▶ Given problem
Will you write out the data exactly, excluding every picture?

## Begin

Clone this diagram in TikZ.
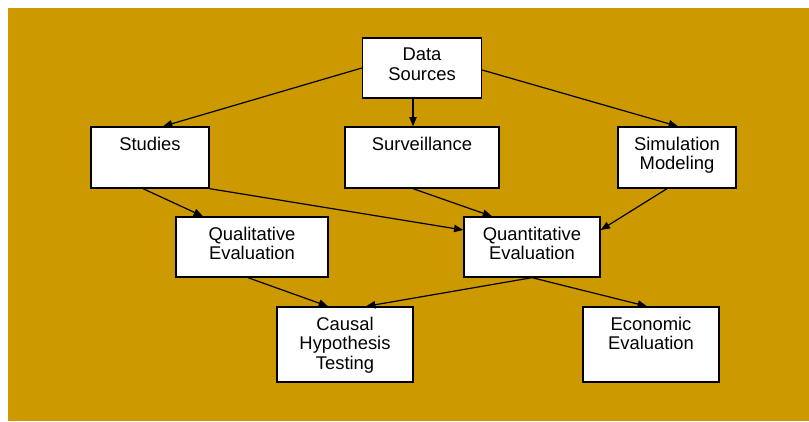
\documentclass[tikz,border=0pt]{standalone}
\usepackage{fontspec}
\setmainfont{Liberation Sans}
\usetikzlibrary{calc,arrows.meta}
\tikzset{every picture/.style={line width=0.75pt}}
\definecolor{gold}{RGB}{204,153,0}

\begin{document}
\begin{tikzpicture}[x=0.75pt,y=0.75pt,yscale=-1,xscale=1,
	box/.style={draw, fill=white, line width=1pt, inner sep=0pt},
	lbl/.style={anchor=north, align=center, inner sep=0pt, font=\fontsize{13.8}{14.8}\selectfont},
	arr/.style={-{Triangle[length=7pt,width=5.5pt]}, line width=0.9pt}]
		\useasboundingbox (0,0) rectangle (809,421);
		%Shape: Rectangle [background]
		\fill [gold] (8,8) rectangle (809,421);
		
		%Shape: Rectangle [boxes]
		\node [box, minimum width=89.25pt, minimum height=45pt] (src) at (422,68) {};
		\node [box, minimum width=88.5pt, minimum height=45.75pt] (stud) at (150,157.5) {};
		\node [box, minimum width=115.5pt, minimum height=45.75pt] (surv) at (422,157.5) {};
		\node [box, minimum width=88.5pt, minimum height=45.75pt] (simu) at (677,157.5) {};
		\node [box, minimum width=114pt, minimum height=45pt] (qual) at (252,247) {};
		\node [box, minimum width=102pt, minimum height=45pt] (quan) at (532,247) {};
		\node [box, minimum width=102pt, minimum height=56.25pt] (caus) at (345,344.5) {};
		\node [box, minimum width=102pt, minimum height=56.25pt] (econ) at (651,344.5) {};
		
		% Text Node
		\node [lbl] (srcT) at ($(src.north)+(0,10)$) {Data\\Sources};
		% Text Node
		\node [lbl] (studT) at ($(stud.north)+(0,10)$) {Studies};
		% Text Node
		\node [lbl] (survT) at ($(surv.north)+(0,10)$) {Surveillance};
		% Text Node
		\node [lbl] (simuT) at ($(simu.north)+(0,10)$) {Simulation\\Modeling};
		% Text Node
		\node [lbl] (qualT) at ($(qual.north)+(0,10)$) {Qualitative\\Evaluation};
		% Text Node
		\node [lbl] (quanT) at ($(quan.north)+(0,10)$) {Quantitative\\Evaluation};
		% Text Node
		\node [lbl] (causT) at ($(caus.north)+(0,10)$) {Causal\\Hypothesis\\Testing};
		% Text Node
		\node [lbl] (econT) at ($(econ.north)+(0,10)$) {Economic\\Evaluation};
		
		%Straight Lines [arrows]
		\draw [arr] (src.west) -- ($(stud.north)+(13,0)$);
		\draw [arr] ($(src.south)+(-9,0)$) -- ($(surv.north)+(-9,0)$);
		\draw [arr] ($(src.east)+(0,2)$) -- ($(simu.north)+(1,0)$);
		\draw [arr] ($(stud.south)+(-7,0)$) -- ($(qual.north)+(-49,0)$);
		\draw [arr] (stud.south east) -- ($(quan.west)+(0,-17)$);
		\draw [arr] ($(surv.south)+(-9,0)$) -- ($(quan.north)+(-40,0)$);
		\draw [arr] ($(simu.south)+(-10,0)$) -- ($(quan.east)+(0,-17)$);
		\draw [arr] ($(qual.south)+(-4,0)$) -- ($(caus.north)+(-17,0)$);
		\draw [arr] (quan.south) -- ($(caus.north)+(21,0)$);
		\draw [arr] (quan.south) -- ($(econ.north)+(-4,0)$);
		
	\end{tikzpicture}
\end{document}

## End

▶ Expected answer
Clone this diagram in TikZ.
\documentclass[tikz,border=0pt]{standalone}
\usepackage{fontspec}
\setmainfont{Liberation Sans}
\usetikzlibrary{calc,arrows.meta}
\tikzset{every picture/.style={line width=0.75pt}}
\definecolor{gold}{RGB}{204,153,0}

\begin{document}
\begin{tikzpicture}[x=0.75pt,y=0.75pt,yscale=-1,xscale=1,
	box/.style={draw, fill=white, line width=1pt, inner sep=0pt},
	lbl/.style={anchor=north, align=center, inner sep=0pt, font=\fontsize{13.8}{14.8}\selectfont},
	arr/.style={-{Triangle[length=7pt,width=5.5pt]}, line width=0.9pt}]
		\useasboundingbox (0,0) rectangle (809,421);
		%Shape: Rectangle [background]
		\fill [gold] (8,8) rectangle (809,421);
		
		%Shape: Rectangle [boxes]
		\node [box, minimum width=89.25pt, minimum height=45pt] (src) at (422,68) {};
		\node [box, minimum width=88.5pt, minimum height=45.75pt] (stud) at (150,157.5) {};
		\node [box, minimum width=115.5pt, minimum height=45.75pt] (surv) at (422,157.5) {};
		\node [box, minimum width=88.5pt, minimum height=45.75pt] (simu) at (677,157.5) {};
		\node [box, minimum width=114pt, minimum height=45pt] (qual) at (252,247) {};
		\node [box, minimum width=102pt, minimum height=45pt] (quan) at (532,247) {};
		\node [box, minimum width=102pt, minimum height=56.25pt] (caus) at (345,344.5) {};
		\node [box, minimum width=102pt, minimum height=56.25pt] (econ) at (651,344.5) {};
		
		% Text Node
		\node [lbl] (srcT) at ($(src.north)+(0,10)$) {Data\\Sources};
		% Text Node
		\node [lbl] (studT) at ($(stud.north)+(0,10)$) {Studies};
		% Text Node
		\node [lbl] (survT) at ($(surv.north)+(0,10)$) {Surveillance};
		% Text Node
		\node [lbl] (simuT) at ($(simu.north)+(0,10)$) {Simulation\\Modeling};
		% Text Node
		\node [lbl] (qualT) at ($(qual.north)+(0,10)$) {Qualitative\\Evaluation};
		% Text Node
		\node [lbl] (quanT) at ($(quan.north)+(0,10)$) {Quantitative\\Evaluation};
		% Text Node
		\node [lbl] (causT) at ($(caus.north)+(0,10)$) {Causal\\Hypothesis\\Testing};
		% Text Node
		\node [lbl] (econT) at ($(econ.north)+(0,10)$) {Economic\\Evaluation};
		
		%Straight Lines [arrows]
		\draw [arr] (src.west) -- ($(stud.north)+(13,0)$);
		\draw [arr] ($(src.south)+(-9,0)$) -- ($(surv.north)+(-9,0)$);
		\draw [arr] ($(src.east)+(0,2)$) -- ($(simu.north)+(1,0)$);
		\draw [arr] ($(stud.south)+(-7,0)$) -- ($(qual.north)+(-49,0)$);
		\draw [arr] (stud.south east) -- ($(quan.west)+(0,-17)$);
		\draw [arr] ($(surv.south)+(-9,0)$) -- ($(quan.north)+(-40,0)$);
		\draw [arr] ($(simu.south)+(-10,0)$) -- ($(quan.east)+(0,-17)$);
		\draw [arr] ($(qual.south)+(-4,0)$) -- ($(caus.north)+(-17,0)$);
		\draw [arr] (quan.south) -- ($(caus.north)+(21,0)$);
		\draw [arr] (quan.south) -- ($(econ.north)+(-4,0)$);
		
	\end{tikzpicture}
\end{document}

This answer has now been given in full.